Mavis Gallant

“I believed that if I was to call myself a writer, I should live on writing. If I could not live on it, even simply, I should destroy every scrap, every trace, every notebook and live some other way.”

After the last (and maybe final) set of short stories came out recently from Canadian National Treasure Alice Munro, I kept thinking about Mavis Gallant, the Montrealer who moved to France in the 1950s and never returned. She wrote strange, painful, wonderful short stories mostly set in a Canada she had left decades before.

For someone who was so well-published (primarily in The New Yorker), she still feels like insider knowledge, a code word for something. Recently I was at party of writers in San Francisco, and a novelist gestured to the crowd at the wine and chip table. "How many of these people have heard of Mavis Gallant, do you think? Me, you, maybe one more?"

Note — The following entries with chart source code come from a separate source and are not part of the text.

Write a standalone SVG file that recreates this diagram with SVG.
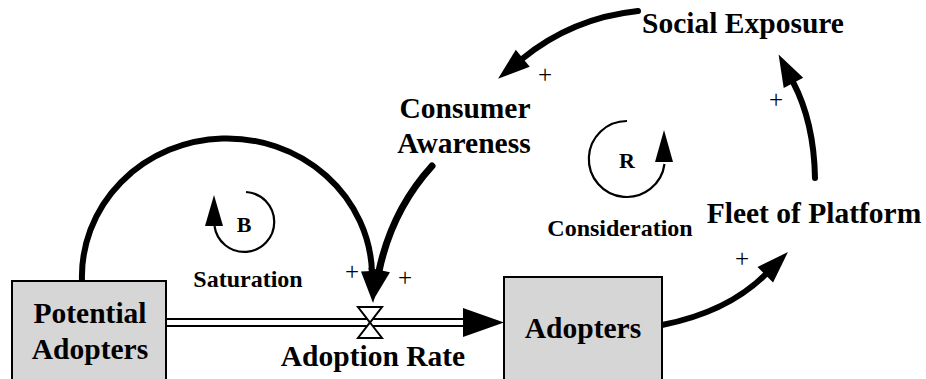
<svg xmlns="http://www.w3.org/2000/svg" width="926" height="379" viewBox="0 0 926 379" font-family="'Liberation Serif', 'Times New Roman', Times, serif">
  <style>
    .lbl { font-weight: bold; fill: #000; text-anchor: middle; }
    .big { font-size: 29.5px; }
    .mid { font-size: 24px; }
    .pol { font-size: 22px; }
    .sign { font-size: 25px; fill: #000; text-anchor: middle; }
    .stock { fill: #d6d6d6; stroke: #000; stroke-width: 2; }
    .link { fill: none; stroke: #000; stroke-width: 6; stroke-linecap: round; }
    .loop { fill: none; stroke: #000; stroke-width: 2.2; }
    .pipe { fill: none; stroke: #000; stroke-width: 2; }
    .valve { fill: #fff; stroke: #000; stroke-width: 2; stroke-linejoin: miter; }
  </style>
  <defs>
    <marker id="head" markerUnits="userSpaceOnUse" markerWidth="34" markerHeight="24" refX="1" refY="11" orient="auto" overflow="visible">
      <path d="M0,0 L32,11 L0,22 z" fill="#000"/>
    </marker>
  </defs>

  <rect width="926" height="379" fill="#fff"/>

  <!-- connectors -->
  <g id="connectors">
    <!-- material flow pipe -->
    <line class="pipe" x1="166" y1="319" x2="466" y2="319"/>
    <line class="pipe" x1="166" y1="326" x2="466" y2="326"/>
    <polygon points="463,308 504,322.5 463,337" fill="#000"/>

    <!-- causal links -->
    <path class="link" d="M 82 281 A 145 138 0 0 1 372 272" marker-end="url(#head)"/>
    <path class="link" style="stroke-width:7" d="M 432 166 Q 392 210 379 271" marker-end="url(#head)"/>
    <path class="link" d="M 638 11 Q 572 18 522 59" marker-end="url(#head)"/>
    <path class="link" d="M 815 178 Q 814 122 793 82" marker-end="url(#head)"/>
    <path class="link" d="M 662 325 Q 728 312 766 274" marker-end="url(#head)"/>

    <!-- polarity signs -->
    <text class="sign" x="352" y="280">+</text>
    <text class="sign" x="405" y="286">+</text>
    <text class="sign" x="545" y="83">+</text>
    <text class="sign" x="776" y="108">+</text>
    <text class="sign" x="742" y="267">+</text>
  </g>

  <!-- stocks -->
  <g id="potential-adopters">
    <rect class="stock" x="12" y="281" width="154" height="110"/>
    <text class="lbl big" x="90" y="323">Potential</text>
    <text class="lbl big" x="90" y="359">Adopters</text>
  </g>

  <g id="adopters">
    <rect class="stock" x="504" y="277" width="158" height="110"/>
    <text class="lbl big" x="583" y="338">Adopters</text>
  </g>

  <!-- flow valve -->
  <g id="adoption-rate">
    <polygon class="valve" points="358,307 382,307 370,322.5"/>
    <polygon class="valve" points="370,322.5 382,338 358,338"/>
    <text class="lbl big" x="373" y="366">Adoption Rate</text>
  </g>

  <!-- auxiliaries -->
  <g id="consumer-awareness">
    <text class="lbl big" x="465" y="118">Consumer</text>
    <text class="lbl big" x="464" y="153">Awareness</text>
  </g>

  <g id="social-exposure">
    <text class="lbl big" x="743" y="33">Social Exposure</text>
  </g>

  <g id="fleet-of-platform">
    <text class="lbl big" x="814" y="223">Fleet of Platform</text>
  </g>

  <!-- loop markers -->
  <g id="loop-b">
    <path class="loop" d="M 246 192 A 30 30 0 1 1 214.5 226"/>
    <polygon points="205,226 223,226 214,195" fill="#000"/>
    <text class="lbl pol" x="244" y="232">B</text>
    <text class="lbl mid" x="248" y="287">Saturation</text>
  </g>

  <g id="loop-r">
    <path class="loop" d="M 627 121 A 38 38 0 1 0 664.5 164"/>
    <polygon points="655,162 673,162 664,130" fill="#000"/>
    <text class="lbl pol" x="627" y="168">R</text>
    <text class="lbl mid" x="620" y="236">Consideration</text>
  </g>
</svg>
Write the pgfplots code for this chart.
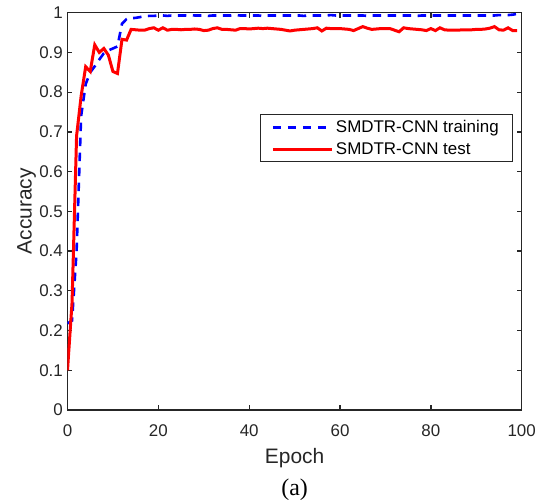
\documentclass[border=0pt]{standalone}
\usepackage{fontspec}
\setmainfont{Liberation Sans}
\newfontfamily\timesfont{Liberation Serif}
\usepackage{pgfplots}
\pgfplotsset{compat=1.18}
\definecolor{axgray}{RGB}{38,38,38}
\begin{document}
\begin{tikzpicture}
\path[use as bounding box] (-67.5bp,-90bp) rectangle (483.5bp,410bp);
\begin{axis}[
  name=ax,
  at={(0,0)}, anchor=south west,
  scale only axis, width=454.2bp, height=397.3bp,
  xmin=0, xmax=100, ymin=0, ymax=1,
  xtick={0,20,40,60,80,100},
  ytick={0,0.1,0.2,0.3,0.4,0.5,0.6,0.7,0.8,0.9,1},
  yticklabels={0,0.1,0.2,0.3,0.4,0.5,0.6,0.7,0.8,0.9,1},
  xticklabels={0,20,40,60,80,100},
  tick align=inside, tick pos=both,
  xticklabel pos=left, yticklabel pos=left,
  major tick length=5bp,
  axis line style={axgray, line width=1.3bp},
  every tick/.style={axgray, line width=1.3bp},
  ticklabel style={font=\fontsize{17}{20}\selectfont, text=axgray},
  yticklabel style={anchor=east, inner sep=0pt, xshift=-4.5bp},
  xticklabel style={anchor=base, inner sep=0pt, yshift=-26bp},
  xlabel={Epoch}, ylabel={Accuracy},
  xlabel style={at={(axis description cs:0.5,-0.1359)}, anchor=base, inner sep=0pt, font=\fontsize{21}{25}\selectfont, text=axgray},
  ylabel style={at={(axis description cs:-0.0900,0.5)}, anchor=center, inner sep=0pt, font=\fontsize{21}{25}\selectfont, text=axgray},
  legend cell align=left,
  legend style={at={(axis description cs:0.4238,0.7443)}, anchor=north west,
    draw=axgray, line width=0.8bp, fill=white,
    font=\fontsize{17}{20}\selectfont,
    inner xsep=11bp, inner ysep=5bp, row sep=6bp, column sep=0bp,
    nodes={inner xsep=2.6bp, inner ysep=1bp}},
  legend image code/.code={\draw[#1] (0bp,0bp) -- (59bp,0bp);},
]
\addplot[blue, line width=2.6bp, dash pattern=on 8.5bp off 6.5bp] table {
0 0.218
1 0.225
2 0.40
3 0.74
4 0.82
5 0.85
6 0.865
7 0.882
8 0.898
9 0.905
10 0.910
11 0.915
12 0.972
13 0.984
14 0.986
15 0.987
16 0.989
17 0.991
18 0.992
19 0.992
20 0.993
21 0.993
22 0.992
23 0.993
24 0.993
25 0.993
26 0.993
27 0.994
28 0.993
29 0.993
30 0.993
31 0.992
32 0.993
33 0.993
34 0.993
35 0.993
36 0.993
37 0.994
38 0.993
39 0.993
40 0.993
41 0.993
42 0.993
43 0.992
44 0.993
45 0.993
46 0.993
47 0.993
48 0.993
49 0.993
50 0.993
51 0.993
52 0.992
53 0.993
54 0.993
55 0.993
56 0.993
57 0.993
58 0.994
59 0.993
60 0.993
61 0.993
62 0.993
63 0.993
64 0.993
65 0.993
66 0.992
67 0.993
68 0.993
69 0.993
70 0.993
71 0.993
72 0.993
73 0.993
74 0.993
75 0.993
76 0.993
77 0.992
78 0.993
79 0.993
80 0.993
81 0.993
82 0.993
83 0.993
84 0.993
85 0.993
86 0.993
87 0.993
88 0.993
89 0.993
90 0.993
91 0.993
92 0.993
93 0.993
94 0.993
95 0.994
96 0.994
97 0.994
98 0.995
99 0.997
};
\addlegendentry{SMDTR-CNN training}
\addplot[red, line width=3bp] table {
0 0.10
1 0.27
2 0.69
3 0.79
4 0.864
5 0.852
6 0.919
7 0.900
8 0.910
9 0.893
10 0.852
11 0.847
12 0.933
13 0.931
14 0.958
15 0.957
16 0.956
17 0.956
18 0.960
19 0.962
20 0.956
21 0.962
22 0.956
23 0.958
24 0.958
25 0.957
26 0.958
27 0.958
28 0.959
29 0.958
30 0.955
31 0.956
32 0.960
33 0.962
34 0.958
35 0.958
36 0.957
37 0.956
38 0.960
39 0.960
40 0.959
41 0.960
42 0.961
43 0.960
44 0.961
45 0.960
46 0.959
47 0.958
48 0.956
49 0.954
50 0.956
51 0.957
52 0.958
53 0.959
54 0.960
55 0.962
56 0.954
57 0.961
58 0.960
59 0.960
60 0.960
61 0.959
62 0.958
63 0.955
64 0.960
65 0.965
66 0.961
67 0.958
68 0.959
69 0.960
70 0.960
71 0.960
72 0.956
73 0.952
74 0.962
75 0.960
76 0.959
77 0.958
78 0.957
79 0.955
80 0.960
81 0.955
82 0.962
83 0.957
84 0.956
85 0.956
86 0.956
87 0.957
88 0.957
89 0.957
90 0.958
91 0.958
92 0.959
93 0.961
94 0.965
95 0.957
96 0.956
97 0.962
98 0.955
99 0.955
};
\addlegendentry{SMDTR-CNN test}
\end{axis}
\node[anchor=base, inner sep=0pt, font=\timesfont\fontsize{24}{28}\selectfont, text=black] at (227.1bp,-85bp) {(a)};
\end{tikzpicture}
\end{document}
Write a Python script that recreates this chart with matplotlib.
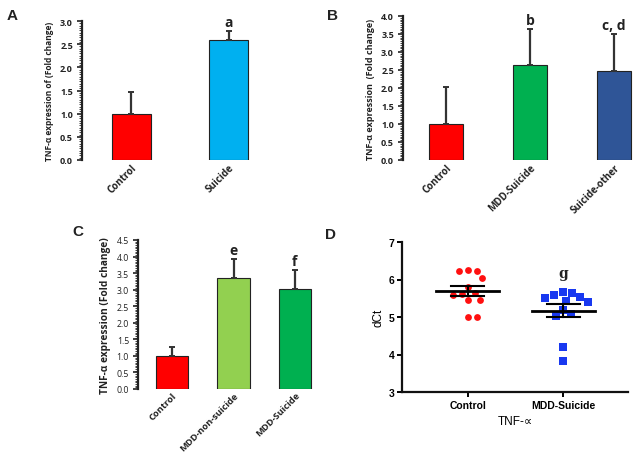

Here's "A Canadian in Paris," a 1965 television profile of her from CBC (in which she speaks in the strange Jackie O haute whisper) and a 1996 interview from Paris Review

On returning to Canada after moving, permanently, to Europe: "I was upset at not finding things I had known as a child. You're always attached to the city you were born in, even if you think you are not. It's just as you never know how you're going to feel when a relation dies until it happens. And you have the same feeling about your native city."